Sebab lewat kebijakan EUDR ini Uni Eropa mengklasifikasikan produk yang masuk dalam tiga kategori, pertama low risk dengan tingkat emisi karbon 3%, standard risk dengan paling banyak menyumbang 6%, dan high risk paling banyak 9%.
"Mereka mengklasifikasikan negara menjadi 3, yaitu low risk, standar risk, dan high risk. Mereka melakukan klasifikasi tidak menutup mereka melakukan verifikasi, jadi semuanya di verifikasi, yang low risk 3%, standard risk 6%, dan high risk 9%," sambung Airlangga.
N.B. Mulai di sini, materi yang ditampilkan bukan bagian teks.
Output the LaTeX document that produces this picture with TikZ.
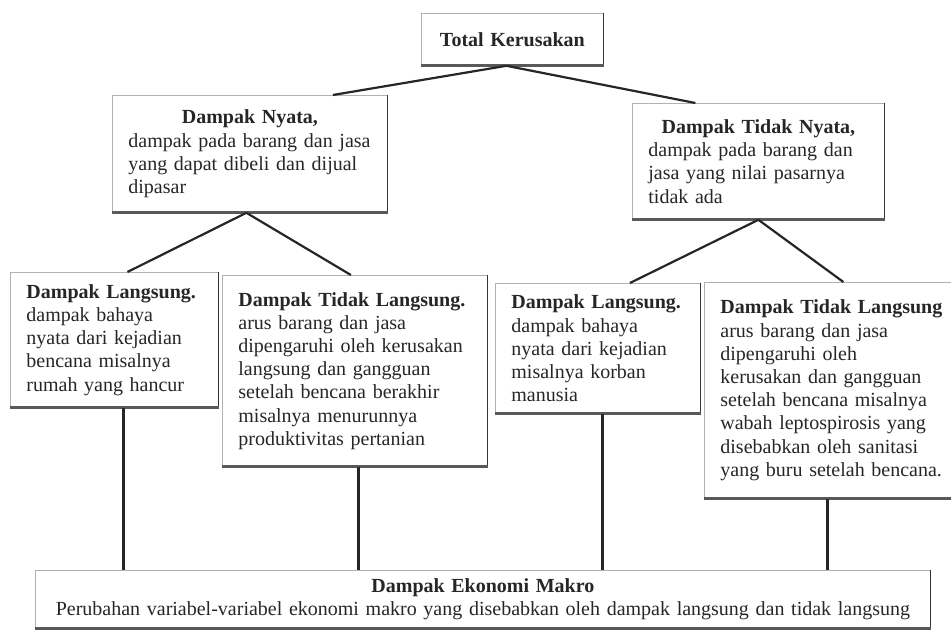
\documentclass[tikz,border=0pt]{standalone}
\usepackage{fontspec}
\setmainfont{Liberation Serif}

\begin{document}
\begin{tikzpicture}[x=0.5pt,y=-0.5pt]
  \tikzstyle{every node}=[font=\fontsize{10}{11.6}\selectfont, text=black!85]
  \tikzstyle{box}=[draw=black!30, line width=0.4pt, inner xsep=8pt, inner ysep=0pt, align=left, anchor=north west]
  \tikzstyle{edge}=[line width=1.1pt, black!85]
  \tikzstyle{rim}=[line width=0.6pt, black!80]
  \tikzstyle{sill}=[line width=1.6pt, black!65]
  \useasboundingbox (0,0) rectangle (951,638);
  \clip (0,0) rectangle (951,638);
  \node[box, align=center, text width=75pt, minimum height=26pt] (total) at (421,13) {\textbf{Total Kerusakan}};
  \node[box, text width=121.5pt, minimum height=58.5pt] (nyata) at (112,95)
    {\makebox[\hsize][c]{\bfseries Dampak Nyata,}\\ dampak pada barang dan jasa\\ yang dapat dibeli dan dijual\\ dipasar};
  \node[box, text width=110pt, minimum height=58pt] (tnyata) at (632,103)
    {\makebox[\hsize][c]{\bfseries Dampak Tidak Nyata,}\\ dampak pada barang dan\\ jasa yang nilai pasarnya\\ tidak ada};
  \node[box, text width=88pt, minimum height=67.5pt] (dl1) at (10,272)
    {\textbf{Dampak Langsung.}\\ dampak bahaya\\ nyata dari kejadian\\ bencana misalnya\\ rumah yang hancur};
  \node[box, text width=116.5pt, minimum height=95.5pt] (dtl1) at (222,275)
    {\textbf{Dampak Tidak Langsung.}\\ arus barang dan jasa\\ dipengaruhi oleh kerusakan\\ langsung dan gangguan\\ setelah bencana berakhir\\ misalnya menurunnya\\ produktivitas pertanian};
  \node[box, text width=86.5pt, minimum height=65pt] (dl2) at (495,283)
    {\textbf{Dampak Langsung.}\\ dampak bahaya\\ nyata dari kejadian\\ misalnya korban\\ manusia};
  \node[box, text width=112pt, minimum height=108pt] (dtl2) at (704,282)
    {\textbf{Dampak Tidak Langsung}\\ arus barang dan jasa\\ dipengaruhi oleh\\ kerusakan dan gangguan\\ setelah bencana misalnya\\ wabah leptospirosis yang\\ disebabkan oleh sanitasi\\ yang buru setelah bencana.};
  \node[box, align=center, inner xsep=3.75pt, text width=440pt, minimum height=29pt] (makro) at (35,570)
    {\textbf{Dampak Ekonomi Makro}\\ Perubahan variabel-variabel ekonomi makro yang disebabkan oleh dampak langsung dan tidak langsung};
  % shadow edges
  \foreach \n in {total,nyata,tnyata,dl1,dtl1,dl2,dtl2,makro}{
    \draw[rim] (\n.north east) -- (\n.south east);
    \draw[sill] (\n.south west) -- (\n.south east);
  }
  \draw[edge] ([xshift=-3pt]total.south) -- ([xshift=41.5pt]nyata.north);
  \draw[edge] ([xshift=-3pt]total.south) -- ([xshift=-31.5pt]tnyata.north);
  \draw[edge] ([xshift=-1.75pt]nyata.south) -- ([xshift=6.5pt]dl1.north);
  \draw[edge] ([xshift=-1.75pt]nyata.south) -- ([xshift=-2pt]dtl1.north);
  \draw[edge] (tnyata.south) -- ([xshift=16pt]dl2.north);
  \draw[edge] (tnyata.south) -- ([xshift=5.5pt]dtl2.north);
  \foreach \n/\s in {dl1/4.5pt, dtl1/1.75pt, dl2/2.25pt, dtl2/-2.5pt}
    \draw[edge] ([xshift=\s]\n.south) -- ([xshift=\s]\n.south |- makro.north);
\end{tikzpicture}
\end{document}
"Ini tentu merupakan trade barrier baru, demikian pula kalau di kayu, konsumen tidak mau bayar, dibebankan kepada produsen. Jadi mereka menaikan standar tapi tidak mau menaikan cost, cost di push seluruh ke negara produsen," lanjutnya.
Disamping itu menurut saat ini uni eropa masih belum mengakui sertifikasi yang dikeluarkan oleh LSM dari Indonesia soal klaim produk yang lebih ramah lingkungan.
Artinya Uni Eropa memiliki standarisasi tersendiri akan produk-produk yang bakal masuk ke negaranya.